*Data shown*.
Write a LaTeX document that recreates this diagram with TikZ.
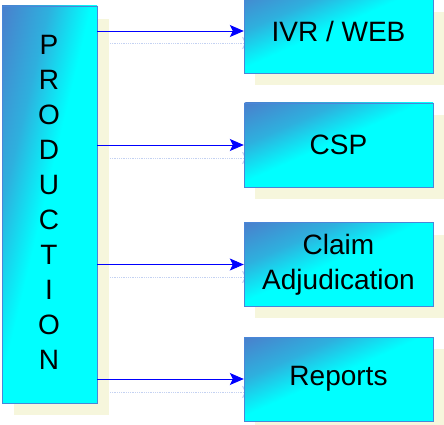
\documentclass[tikz,border=0pt]{standalone}
\usepackage{fontspec}
\setmainfont{Liberation Sans}
\usetikzlibrary{arrows.meta}
\definecolor{bdr}{HTML}{4A86D8}
\definecolor{tl}{HTML}{4A7FCC}
\definecolor{midc}{HTML}{2EB0DE}
\definecolor{cy}{HTML}{00FFFF}
\definecolor{shd}{HTML}{F6F6DC}
\definecolor{faint}{HTML}{C4D2F2}
% path bbox maps to 25bp..75bp of the shading
\pgfdeclareverticalshading{diagshade}{100bp}{color(0bp)=(cy); color(51.5bp)=(cy); color(62.5bp)=(midc); color(75bp)=(tl); color(100bp)=(tl)}
\newcommand{\gradbox}[4]{%
  \pgfmathsetmacro{\gw}{#3-#1}%
  \pgfmathsetmacro{\gh}{#4-#2}%
  \pgfmathsetmacro{\gn}{veclen(\gw,\gh)}%
  \pgfmathsetmacro{\gth}{atan(\gh/\gw)}%
  \pgfmathsetmacro{\gc}{(\gw/\gn)*\gh}%
  \pgfmathsetmacro{\gW}{\gn/2+5}%
  \begin{scope}
    \clip (#1,#2) rectangle (#3,#4);
    \begin{scope}[transform canvas={shift={({(#1+#3)/2},{(#2+#4)/2})}, rotate=\gth}]
      \shade[shading=diagshade] (-\gW,-\gc) rectangle (\gW,\gc);
    \end{scope}
  \end{scope}
  \draw[boxline] (#1,#2) rectangle (#3,#4);
}
\tikzset{
  x=1pt,y=-1pt,
  boxline/.style={draw=bdr,line width=0.8pt},
  sbox/.style={minimum width=189pt,minimum height=84pt,inner sep=0pt,align=center,font=\fontsize{28}{35}\selectfont},
  conn/.style={draw=blue,line width=0.9pt,-{Stealth[length=14pt,width=12pt,inset=3pt]}},
  shconn/.style={draw=faint,line width=0.8pt,densely dotted,-{Stealth[length=14pt,width=12pt,inset=3pt,fill=faint!60]}},
  letter/.style={font=\fontsize{28}{28}\selectfont,inner sep=0pt}
}
\begin{document}
\begin{tikzpicture}
\useasboundingbox (0,0) rectangle (444,425);
% shadows
\fill[shd] (14,19) rectangle (109,415);
\fill[shd] (255,12) rectangle (445,85);
\fill[shd] (255,115) rectangle (445,199);
\fill[shd] (255,235) rectangle (445,318);
\fill[shd] (255,349) rectangle (445,433);
% arrow shadows
\coordinate (s1a) at (110,43); \coordinate (s1b) at (256,43);
\coordinate (s2a) at (110,158); \coordinate (s2b) at (256,158);
\coordinate (s3a) at (110,277); \coordinate (s3b) at (256,277);
\coordinate (s4a) at (110,392); \coordinate (s4b) at (256,392);
\draw[shconn] (s1a) -- (s1b);
\draw[shconn] (s2a) -- (s2b);
\draw[shconn] (s3a) -- (s3b);
\draw[shconn] (s4a) -- (s4b);
% production box
\gradbox{2}{6}{97}{403}
\node[inner sep=0pt,minimum width=95pt,minimum height=397pt] (prod) at (49.5,204.5) {};
\foreach \l [count=\i] in {P,R,O,D,U,C,T,I,O,N}
  \node[letter] (L\i) at (49,{10+35*\i}) {\l};
% boxes
\gradbox{244}{-11}{433}{73}
\gradbox{244}{103}{433}{187}
\gradbox{244}{222.5}{433}{306.5}
\gradbox{244}{337}{433}{421}
\node[sbox] (ivr) at (338.5,31) {IVR / WEB};
\node[sbox] (csp) at (338.5,145) {CSP};
\node[sbox] (claim) at (338.5,264.5) {Claim\\Adjudication};
\node[sbox] (rep) at (338.5,379) {Reports};
% connectors
\draw[conn] (prod.east |- ivr.west) -- (ivr.west);
\draw[conn] (prod.east |- csp.west) -- (csp.west);
\draw[conn] (prod.east |- claim.west) -- (claim.west);
\draw[conn] (prod.east |- rep.west) -- (rep.west);
\end{tikzpicture}
\end{document}
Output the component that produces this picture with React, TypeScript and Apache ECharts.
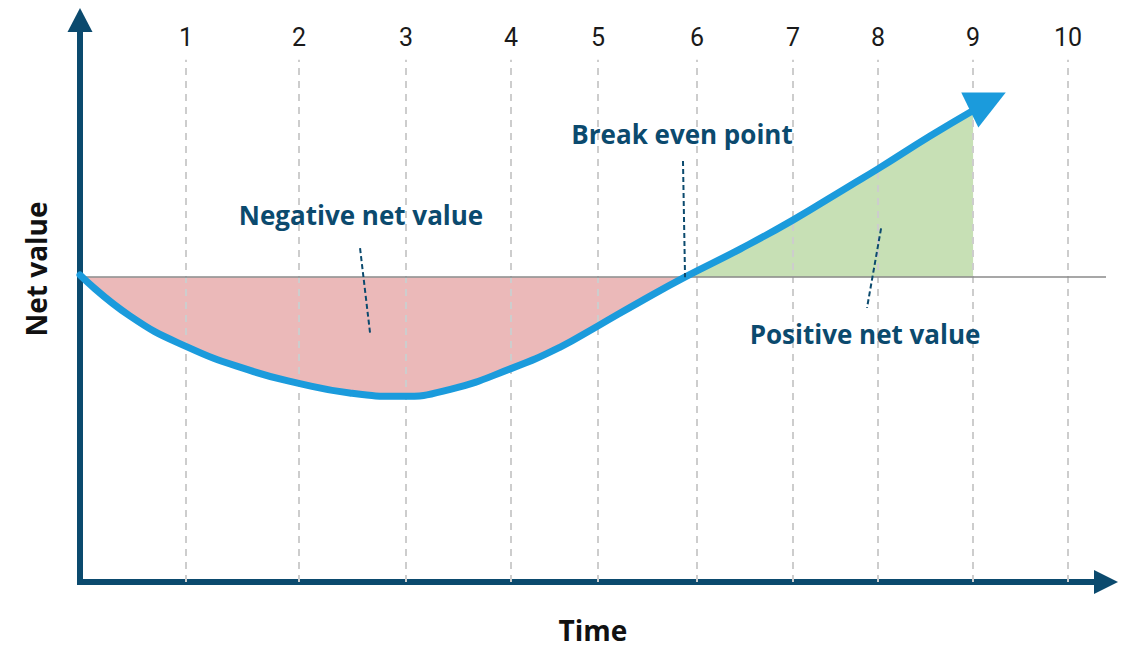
import React, { useEffect, useRef } from "react";
import * as echarts from "echarts";

// ---- data ----
const tickLabels = ["1", "2", "3", "4", "5", "6", "7", "8", "9", "10"];
const tickPositions = [1.085, 2.241, 3.336, 4.411, 5.301, 6.315, 7.297, 8.167, 9.139, 10.112];

// net value curve (time, value)
const curveTime = [0, 0.51, 1.09, 1.74, 2.25, 2.76, 3.28, 3.79, 4.41, 4.91, 5.3, 5.73, 6.19, 6.76, 7.3, 7.88, 8.17, 8.7, 9.14];
const curveValue = [0.07, -1.27, -2.28, -3.06, -3.49, -3.8, -3.91, -3.68, -3.0, -2.3, -1.6, -0.81, 0, 0.93, 1.88, 3.0, 3.56, 4.63, 5.47];
const breakEvenTime = 6.19;

const arrowHead = [9.29, 5.77];
const annotationNames = ["Negative net value", "Break even point", "Positive net value"];
const annotationPos = [
  [2.876, 2.05],
  [6.161, 4.69],
  [8.034, -1.86],
];
const leaderFrom = [
  [2.866, 0.95],
  [6.171, 3.81],
  [8.198, 1.6],
];
const leaderTo = [
  [2.968, -1.82],
  [6.192, 0],
  [8.054, -1.01],
];

const X_MIN = 0;
const X_MAX = 10.5;
const Y_MIN = -10;
const Y_MAX = 8.436;
const GRID_TOP_VALUE = 7.13;

const DARK = "#0b4a6e";
const BLUE = "#1b9bdc";

export default function App() {
  const ref = useRef<HTMLDivElement>(null);

  useEffect(() => {
    if (!ref.current) return;
    const chart = echarts.init(ref.current, undefined, { renderer: "svg" });

    const curve = curveTime.map((t, i) => [t, curveValue[i]]);
    const neg = curve.filter((p) => p[0] <= breakEvenTime);
    const pos = curve.filter((p) => p[0] >= breakEvenTime);

    const gridLines = tickPositions.map((x, i) => [
      { coord: [x, Y_MIN], name: tickLabels[i] },
      { coord: [x, GRID_TOP_VALUE] },
    ]);

    const axisCommon = {
      axisTick: { show: false },
      axisLabel: { show: false },
      splitLine: { show: false },
    };

    chart.setOption({
      animation: false,
      grid: { left: 80, right: 21, top: 20, bottom: 63, containLabel: false },
      xAxis: {
        type: "value",
        min: X_MIN,
        max: X_MAX,
        name: "Time",
        nameLocation: "middle",
        nameGap: 34,
        nameTextStyle: { fontFamily: "Open Sans", fontWeight: "bold", fontSize: 28, color: "#111" },
        axisLine: {
          show: true,
          onZero: false,
          symbol: ["none", "triangle"],
          symbolSize: [24, 24],
          lineStyle: { color: DARK, width: 6, cap: "square" },
        },
        ...axisCommon,
      },
      yAxis: {
        type: "value",
        min: Y_MIN,
        max: Y_MAX,
        name: "Net value",
        nameLocation: "middle",
        nameRotate: 90,
        nameGap: 30,
        nameTextStyle: {
          fontFamily: "Open Sans",
          fontWeight: "bold",
          fontSize: 28,
          color: "#111",
          padding: [0, 0, 0, 64],
        },
        axisLine: {
          show: true,
          onZero: false,
          symbol: ["none", "triangle"],
          symbolSize: [25, 24],
          lineStyle: { color: DARK, width: 6, cap: "square" },
        },
        ...axisCommon,
      },
      series: [
        {
          type: "line",
          name: "negative",
          data: neg,
          smooth: 0.5,
          showSymbol: false,
          silent: true,
          z: 1,
          lineStyle: { width: 0 },
          areaStyle: { color: "#ebb9b9", opacity: 1 },
        },
        {
          type: "line",
          name: "positive",
          data: pos,
          smooth: 0.5,
          showSymbol: false,
          silent: true,
          z: 1,
          lineStyle: { width: 0 },
          areaStyle: { color: "#c7e0b5", opacity: 1 },
        },
        {
          type: "line",
          name: "grid",
          data: [],
          silent: true,
          markLine: {
            silent: true,
            z: 2,
            symbol: ["none", "none"],
            lineStyle: { color: "#cdcdcd", width: 2, type: [7, 6] },
            label: {
              show: true,
              position: "end",
              distance: 10,
              formatter: "{b}",
              fontFamily: "Roboto",
              fontSize: 25,
              color: "#1a1a1a",
            },
            data: gridLines,
          },
        },
        {
          type: "line",
          name: "baseline",
          data: [],
          silent: true,
          markLine: {
            silent: true,
            z: 3,
            symbol: ["none", "none"],
            label: { show: false },
            lineStyle: { color: "#8a8a8a", width: 1.5, type: "solid" },
            data: [[{ coord: [0.05, 0] }, { coord: [X_MAX, 0] }]],
          },
        },
        {
          type: "line",
          name: "Net value",
          data: curve,
          smooth: 0.5,
          showSymbol: false,
          silent: true,
          z: 4,
          lineStyle: { color: BLUE, width: 7, cap: "round" },
          markPoint: {
            silent: true,
            z: 5,
            symbol: "triangle",
            symbolSize: [39, 40],
            symbolRotate: -64,
            itemStyle: { color: BLUE },
            label: { show: false },
            data: [{ coord: arrowHead }],
          },
        },
        {
          type: "line",
          name: "annotations",
          data: [],
          silent: true,
          markLine: {
            silent: true,
            z: 6,
            symbol: ["none", "none"],
            label: { show: false },
            lineStyle: { color: DARK, width: 2, type: [5, 3] },
            data: leaderFrom.map((f, i) => [{ coord: f }, { coord: leaderTo[i] }]),
          },
          markPoint: {
            silent: true,
            z: 6,
            symbol: "circle",
            symbolSize: 0,
            label: {
              show: true,
              position: "inside",
              formatter: "{b}",
              fontFamily: "Open Sans",
              fontWeight: "bold",
              fontSize: 26,
              color: DARK,
            },
            data: annotationNames.map((n, i) => ({ name: n, coord: annotationPos[i] })),
          },
        },
      ],
    });

    return () => chart.dispose();
  }, []);

  return (
    <div
      ref={ref}
      style={{ position: "fixed", left: 0, top: 0, width: 1127, height: 649, background: "#fff" }}
    />
  );
}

*Task details*.
Print out, exactly and with nothing added, the lines starting at the line holding "Output the component" and ending at the line holding "const ref = useRef<HTMLDivElement>(null);", minus any pictures.

*Solved problem*.
Output the component that produces this picture with React, TypeScript and Apache ECharts.
import React, { useEffect, useRef } from "react";
import * as echarts from "echarts";

// ---- data ----
const tickLabels = ["1", "2", "3", "4", "5", "6", "7", "8", "9", "10"];
const tickPositions = [1.085, 2.241, 3.336, 4.411, 5.301, 6.315, 7.297, 8.167, 9.139, 10.112];

// net value curve (time, value)
const curveTime = [0, 0.51, 1.09, 1.74, 2.25, 2.76, 3.28, 3.79, 4.41, 4.91, 5.3, 5.73, 6.19, 6.76, 7.3, 7.88, 8.17, 8.7, 9.14];
const curveValue = [0.07, -1.27, -2.28, -3.06, -3.49, -3.8, -3.91, -3.68, -3.0, -2.3, -1.6, -0.81, 0, 0.93, 1.88, 3.0, 3.56, 4.63, 5.47];
const breakEvenTime = 6.19;

const arrowHead = [9.29, 5.77];
const annotationNames = ["Negative net value", "Break even point", "Positive net value"];
const annotationPos = [
  [2.876, 2.05],
  [6.161, 4.69],
  [8.034, -1.86],
];
const leaderFrom = [
  [2.866, 0.95],
  [6.171, 3.81],
  [8.198, 1.6],
];
const leaderTo = [
  [2.968, -1.82],
  [6.192, 0],
  [8.054, -1.01],
];

const X_MIN = 0;
const X_MAX = 10.5;
const Y_MIN = -10;
const Y_MAX = 8.436;
const GRID_TOP_VALUE = 7.13;

const DARK = "#0b4a6e";
const BLUE = "#1b9bdc";

export default function App() {
  const ref = useRef<HTMLDivElement>(null);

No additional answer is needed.